[BEGIN Supplied data]

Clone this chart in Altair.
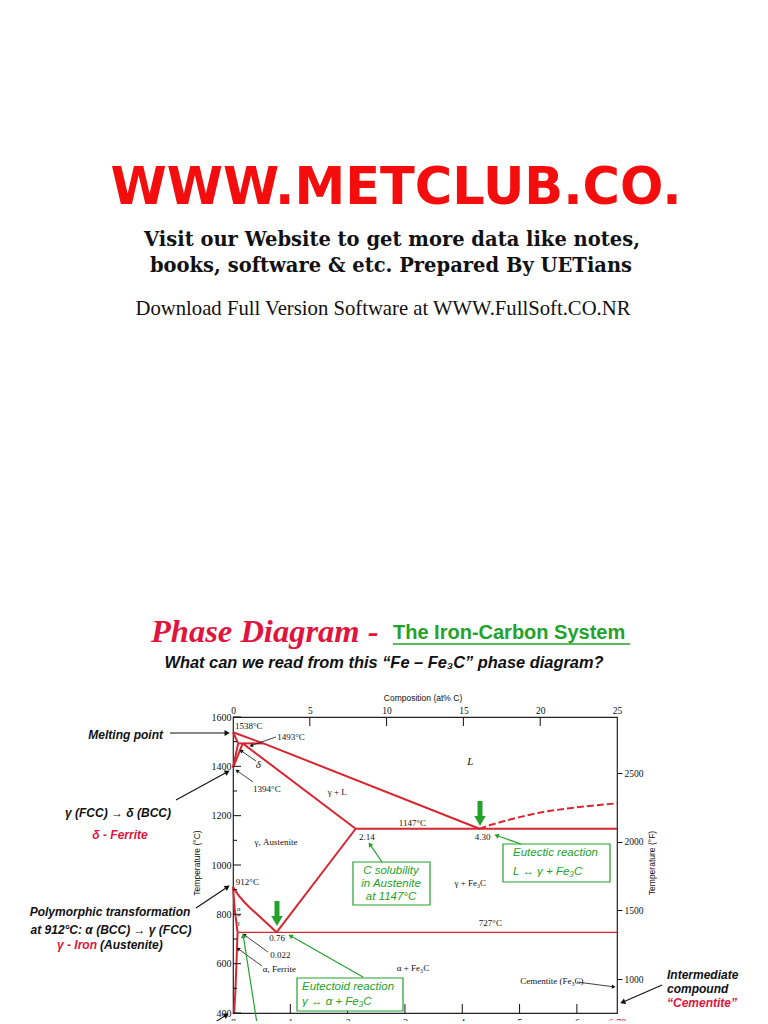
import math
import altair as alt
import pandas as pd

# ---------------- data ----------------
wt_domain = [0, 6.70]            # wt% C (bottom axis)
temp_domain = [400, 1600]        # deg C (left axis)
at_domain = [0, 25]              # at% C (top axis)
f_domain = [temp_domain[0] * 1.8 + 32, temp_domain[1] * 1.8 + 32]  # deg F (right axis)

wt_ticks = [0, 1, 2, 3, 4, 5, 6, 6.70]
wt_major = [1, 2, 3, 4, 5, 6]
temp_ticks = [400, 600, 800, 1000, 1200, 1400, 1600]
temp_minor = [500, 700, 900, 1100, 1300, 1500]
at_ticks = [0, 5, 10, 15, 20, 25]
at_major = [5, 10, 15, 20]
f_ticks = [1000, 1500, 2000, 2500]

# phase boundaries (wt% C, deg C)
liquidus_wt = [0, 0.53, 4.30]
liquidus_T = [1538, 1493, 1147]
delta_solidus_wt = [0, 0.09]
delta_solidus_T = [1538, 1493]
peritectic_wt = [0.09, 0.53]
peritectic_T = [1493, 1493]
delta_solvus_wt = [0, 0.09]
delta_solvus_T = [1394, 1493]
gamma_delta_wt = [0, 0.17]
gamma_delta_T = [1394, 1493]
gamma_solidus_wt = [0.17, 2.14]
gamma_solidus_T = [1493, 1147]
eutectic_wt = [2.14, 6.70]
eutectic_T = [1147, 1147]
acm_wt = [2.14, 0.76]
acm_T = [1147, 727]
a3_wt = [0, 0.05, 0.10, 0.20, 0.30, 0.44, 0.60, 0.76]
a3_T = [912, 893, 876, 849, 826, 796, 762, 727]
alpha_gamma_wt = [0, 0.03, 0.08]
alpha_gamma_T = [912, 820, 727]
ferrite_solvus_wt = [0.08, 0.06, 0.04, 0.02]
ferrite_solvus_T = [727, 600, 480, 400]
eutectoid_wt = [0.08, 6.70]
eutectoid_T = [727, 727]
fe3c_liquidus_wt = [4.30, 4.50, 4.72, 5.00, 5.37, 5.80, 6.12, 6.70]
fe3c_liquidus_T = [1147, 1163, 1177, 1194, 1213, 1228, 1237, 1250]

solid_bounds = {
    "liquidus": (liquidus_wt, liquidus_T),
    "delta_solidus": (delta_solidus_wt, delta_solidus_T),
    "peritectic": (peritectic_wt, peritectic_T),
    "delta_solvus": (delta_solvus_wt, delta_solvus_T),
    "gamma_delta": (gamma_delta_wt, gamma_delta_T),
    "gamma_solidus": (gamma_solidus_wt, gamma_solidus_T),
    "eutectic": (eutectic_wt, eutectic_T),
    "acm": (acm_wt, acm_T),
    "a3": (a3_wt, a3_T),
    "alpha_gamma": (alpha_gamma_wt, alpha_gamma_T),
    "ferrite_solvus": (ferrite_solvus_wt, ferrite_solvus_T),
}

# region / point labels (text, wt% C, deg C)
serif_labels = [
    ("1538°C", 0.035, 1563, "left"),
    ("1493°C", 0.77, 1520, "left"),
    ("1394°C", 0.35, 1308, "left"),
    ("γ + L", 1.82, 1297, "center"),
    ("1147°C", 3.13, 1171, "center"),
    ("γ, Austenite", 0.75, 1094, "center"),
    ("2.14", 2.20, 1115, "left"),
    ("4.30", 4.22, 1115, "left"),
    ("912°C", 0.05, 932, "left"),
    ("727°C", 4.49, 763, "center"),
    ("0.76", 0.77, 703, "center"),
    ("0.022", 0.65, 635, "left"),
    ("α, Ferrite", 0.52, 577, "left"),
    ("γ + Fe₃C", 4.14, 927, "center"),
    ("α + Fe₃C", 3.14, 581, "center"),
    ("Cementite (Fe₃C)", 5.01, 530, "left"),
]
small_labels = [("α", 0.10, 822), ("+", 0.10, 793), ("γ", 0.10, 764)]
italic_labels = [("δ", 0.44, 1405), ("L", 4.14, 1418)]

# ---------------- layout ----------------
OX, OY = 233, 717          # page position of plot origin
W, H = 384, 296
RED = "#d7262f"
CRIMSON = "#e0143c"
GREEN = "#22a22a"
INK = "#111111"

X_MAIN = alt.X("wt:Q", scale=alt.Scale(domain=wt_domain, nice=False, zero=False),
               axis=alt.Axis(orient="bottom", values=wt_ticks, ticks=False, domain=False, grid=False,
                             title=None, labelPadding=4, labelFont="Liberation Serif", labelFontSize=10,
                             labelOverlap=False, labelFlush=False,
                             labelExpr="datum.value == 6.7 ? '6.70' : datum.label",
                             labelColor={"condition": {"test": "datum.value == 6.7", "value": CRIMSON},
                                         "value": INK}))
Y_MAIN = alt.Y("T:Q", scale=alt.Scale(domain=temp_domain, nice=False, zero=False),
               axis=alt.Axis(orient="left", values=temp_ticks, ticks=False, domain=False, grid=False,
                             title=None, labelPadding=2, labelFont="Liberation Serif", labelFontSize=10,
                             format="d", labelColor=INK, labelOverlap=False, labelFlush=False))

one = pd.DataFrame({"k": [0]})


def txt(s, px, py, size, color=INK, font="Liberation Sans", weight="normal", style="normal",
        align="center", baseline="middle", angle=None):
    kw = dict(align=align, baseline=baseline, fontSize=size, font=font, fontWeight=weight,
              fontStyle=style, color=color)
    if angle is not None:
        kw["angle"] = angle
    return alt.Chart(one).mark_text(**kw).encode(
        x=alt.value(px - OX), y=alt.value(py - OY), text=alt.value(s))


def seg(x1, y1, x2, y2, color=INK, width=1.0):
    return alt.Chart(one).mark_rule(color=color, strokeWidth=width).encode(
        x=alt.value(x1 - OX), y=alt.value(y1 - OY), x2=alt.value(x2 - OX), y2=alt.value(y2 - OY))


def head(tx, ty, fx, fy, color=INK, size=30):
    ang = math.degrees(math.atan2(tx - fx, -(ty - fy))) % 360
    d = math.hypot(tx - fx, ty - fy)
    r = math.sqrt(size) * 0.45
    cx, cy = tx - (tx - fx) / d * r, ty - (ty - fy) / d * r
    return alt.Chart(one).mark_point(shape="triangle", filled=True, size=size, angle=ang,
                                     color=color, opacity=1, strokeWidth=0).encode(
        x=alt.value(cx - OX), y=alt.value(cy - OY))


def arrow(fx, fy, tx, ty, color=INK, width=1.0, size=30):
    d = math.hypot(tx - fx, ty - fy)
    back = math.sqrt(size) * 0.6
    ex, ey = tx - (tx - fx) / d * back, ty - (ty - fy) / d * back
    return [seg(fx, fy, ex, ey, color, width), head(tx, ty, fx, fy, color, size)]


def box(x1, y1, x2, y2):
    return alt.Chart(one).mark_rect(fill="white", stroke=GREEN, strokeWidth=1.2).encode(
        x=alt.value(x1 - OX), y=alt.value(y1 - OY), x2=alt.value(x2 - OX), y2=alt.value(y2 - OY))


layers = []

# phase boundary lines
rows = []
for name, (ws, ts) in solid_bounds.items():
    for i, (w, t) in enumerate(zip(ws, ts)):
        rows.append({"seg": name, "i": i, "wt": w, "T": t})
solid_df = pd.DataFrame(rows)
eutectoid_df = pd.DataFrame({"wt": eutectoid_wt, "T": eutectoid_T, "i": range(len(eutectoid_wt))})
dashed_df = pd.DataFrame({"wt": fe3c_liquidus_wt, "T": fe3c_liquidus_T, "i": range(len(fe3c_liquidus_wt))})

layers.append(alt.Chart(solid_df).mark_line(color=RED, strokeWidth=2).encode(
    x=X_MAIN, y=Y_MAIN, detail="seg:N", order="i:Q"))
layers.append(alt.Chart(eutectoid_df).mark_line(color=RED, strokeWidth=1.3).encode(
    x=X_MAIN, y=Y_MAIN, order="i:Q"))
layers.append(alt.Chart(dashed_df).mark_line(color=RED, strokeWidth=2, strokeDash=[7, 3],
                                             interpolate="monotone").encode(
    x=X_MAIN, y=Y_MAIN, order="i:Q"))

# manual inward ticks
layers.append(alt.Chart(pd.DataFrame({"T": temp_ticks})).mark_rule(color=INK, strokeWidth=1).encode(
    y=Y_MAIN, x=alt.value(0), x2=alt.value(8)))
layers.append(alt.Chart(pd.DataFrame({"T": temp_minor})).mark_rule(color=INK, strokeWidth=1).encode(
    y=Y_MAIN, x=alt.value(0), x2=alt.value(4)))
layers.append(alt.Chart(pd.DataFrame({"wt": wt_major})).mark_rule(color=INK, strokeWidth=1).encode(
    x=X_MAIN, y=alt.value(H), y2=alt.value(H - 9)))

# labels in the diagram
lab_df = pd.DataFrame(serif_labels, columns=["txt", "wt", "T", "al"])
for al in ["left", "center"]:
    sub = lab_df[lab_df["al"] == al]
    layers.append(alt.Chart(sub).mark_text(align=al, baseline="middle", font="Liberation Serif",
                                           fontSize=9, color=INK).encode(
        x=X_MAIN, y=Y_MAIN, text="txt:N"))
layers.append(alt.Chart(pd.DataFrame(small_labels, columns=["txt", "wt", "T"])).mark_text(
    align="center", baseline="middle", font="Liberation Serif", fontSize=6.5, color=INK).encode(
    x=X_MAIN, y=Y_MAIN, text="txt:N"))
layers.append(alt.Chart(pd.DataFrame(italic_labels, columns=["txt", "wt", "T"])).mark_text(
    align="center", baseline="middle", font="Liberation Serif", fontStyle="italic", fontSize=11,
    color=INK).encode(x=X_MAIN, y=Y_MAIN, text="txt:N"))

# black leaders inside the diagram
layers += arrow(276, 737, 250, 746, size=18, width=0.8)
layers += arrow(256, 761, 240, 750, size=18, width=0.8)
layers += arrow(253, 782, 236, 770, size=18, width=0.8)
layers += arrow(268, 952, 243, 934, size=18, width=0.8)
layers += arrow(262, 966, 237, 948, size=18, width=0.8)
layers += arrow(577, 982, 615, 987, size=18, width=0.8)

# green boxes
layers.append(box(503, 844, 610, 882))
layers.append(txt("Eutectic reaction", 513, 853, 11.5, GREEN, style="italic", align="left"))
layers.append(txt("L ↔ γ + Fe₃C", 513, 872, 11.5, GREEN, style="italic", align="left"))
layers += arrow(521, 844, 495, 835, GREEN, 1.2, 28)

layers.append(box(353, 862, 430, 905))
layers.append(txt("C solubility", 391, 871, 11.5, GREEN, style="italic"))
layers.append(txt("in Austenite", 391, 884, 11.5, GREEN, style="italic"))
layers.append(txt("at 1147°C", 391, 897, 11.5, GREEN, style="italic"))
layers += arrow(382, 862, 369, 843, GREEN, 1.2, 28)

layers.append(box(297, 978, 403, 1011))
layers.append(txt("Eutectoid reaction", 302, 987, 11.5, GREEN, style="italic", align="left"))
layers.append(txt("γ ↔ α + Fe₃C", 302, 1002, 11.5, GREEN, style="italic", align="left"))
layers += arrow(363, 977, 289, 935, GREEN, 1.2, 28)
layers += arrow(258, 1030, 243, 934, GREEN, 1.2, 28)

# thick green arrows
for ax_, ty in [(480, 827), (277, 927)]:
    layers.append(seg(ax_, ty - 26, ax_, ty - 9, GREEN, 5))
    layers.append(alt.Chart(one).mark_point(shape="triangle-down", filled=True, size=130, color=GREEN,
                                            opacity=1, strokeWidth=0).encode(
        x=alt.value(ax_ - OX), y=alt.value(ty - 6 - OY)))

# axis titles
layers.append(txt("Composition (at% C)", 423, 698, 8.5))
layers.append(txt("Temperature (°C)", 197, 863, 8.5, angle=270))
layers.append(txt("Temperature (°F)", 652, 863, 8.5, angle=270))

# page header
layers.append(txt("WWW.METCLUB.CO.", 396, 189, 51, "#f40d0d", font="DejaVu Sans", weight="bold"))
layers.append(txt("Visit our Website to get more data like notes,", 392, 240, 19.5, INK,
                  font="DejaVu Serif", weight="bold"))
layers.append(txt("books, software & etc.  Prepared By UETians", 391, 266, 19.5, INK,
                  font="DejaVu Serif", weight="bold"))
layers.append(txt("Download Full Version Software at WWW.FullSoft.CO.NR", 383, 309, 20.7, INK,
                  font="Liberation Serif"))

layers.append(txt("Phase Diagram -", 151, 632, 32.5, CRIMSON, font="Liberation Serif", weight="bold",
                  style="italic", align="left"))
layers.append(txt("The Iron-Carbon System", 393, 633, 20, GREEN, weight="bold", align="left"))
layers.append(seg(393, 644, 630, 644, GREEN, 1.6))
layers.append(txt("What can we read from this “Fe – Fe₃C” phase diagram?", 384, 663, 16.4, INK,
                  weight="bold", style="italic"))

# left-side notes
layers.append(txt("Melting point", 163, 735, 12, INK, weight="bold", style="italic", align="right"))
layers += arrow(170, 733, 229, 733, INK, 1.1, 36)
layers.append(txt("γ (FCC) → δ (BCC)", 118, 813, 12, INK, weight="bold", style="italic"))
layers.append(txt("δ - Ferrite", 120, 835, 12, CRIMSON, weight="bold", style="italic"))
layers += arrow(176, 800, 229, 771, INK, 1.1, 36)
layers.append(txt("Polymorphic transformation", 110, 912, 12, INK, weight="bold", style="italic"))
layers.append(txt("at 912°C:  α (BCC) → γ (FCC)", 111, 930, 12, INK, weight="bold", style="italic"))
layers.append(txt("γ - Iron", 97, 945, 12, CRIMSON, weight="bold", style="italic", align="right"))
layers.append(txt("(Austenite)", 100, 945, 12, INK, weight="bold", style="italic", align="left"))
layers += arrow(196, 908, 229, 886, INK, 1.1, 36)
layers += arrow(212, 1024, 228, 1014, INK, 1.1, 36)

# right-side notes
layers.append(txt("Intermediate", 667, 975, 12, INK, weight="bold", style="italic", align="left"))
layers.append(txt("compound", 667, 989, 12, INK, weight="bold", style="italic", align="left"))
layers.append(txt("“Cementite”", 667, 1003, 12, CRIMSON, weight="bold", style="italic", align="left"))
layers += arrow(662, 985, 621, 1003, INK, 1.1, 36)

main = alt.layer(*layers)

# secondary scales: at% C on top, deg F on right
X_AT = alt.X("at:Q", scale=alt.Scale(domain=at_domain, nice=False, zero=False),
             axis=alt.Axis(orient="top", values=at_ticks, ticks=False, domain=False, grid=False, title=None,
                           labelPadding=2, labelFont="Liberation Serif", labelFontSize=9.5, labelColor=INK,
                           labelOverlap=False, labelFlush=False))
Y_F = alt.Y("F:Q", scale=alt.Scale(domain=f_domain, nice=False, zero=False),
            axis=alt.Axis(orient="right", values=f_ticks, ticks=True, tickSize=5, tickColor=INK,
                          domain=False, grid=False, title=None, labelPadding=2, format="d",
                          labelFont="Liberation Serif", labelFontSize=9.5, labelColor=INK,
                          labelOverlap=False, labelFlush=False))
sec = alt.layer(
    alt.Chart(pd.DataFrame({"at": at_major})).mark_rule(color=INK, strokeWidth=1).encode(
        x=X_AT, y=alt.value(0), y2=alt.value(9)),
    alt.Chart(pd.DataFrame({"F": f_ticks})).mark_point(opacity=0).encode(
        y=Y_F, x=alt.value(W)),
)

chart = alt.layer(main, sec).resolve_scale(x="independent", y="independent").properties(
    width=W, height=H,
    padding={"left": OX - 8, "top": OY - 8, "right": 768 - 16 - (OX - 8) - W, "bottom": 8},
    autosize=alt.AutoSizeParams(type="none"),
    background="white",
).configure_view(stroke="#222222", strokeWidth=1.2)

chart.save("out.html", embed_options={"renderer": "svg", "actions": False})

[END Supplied data]

Exercise details
Return nothing but the lines running from the start of the data to the line with "f_domain = [temp_domain[0]", please, both ends included and no pictures.

Response below
Clone this chart in Altair.
import math
import altair as alt
import pandas as pd

# ---------------- data ----------------
wt_domain = [0, 6.70]            # wt% C (bottom axis)
temp_domain = [400, 1600]        # deg C (left axis)
at_domain = [0, 25]              # at% C (top axis)
f_domain = [temp_domain[0] * 1.8 + 32, temp_domain[1] * 1.8 + 32]  # deg F (right axis)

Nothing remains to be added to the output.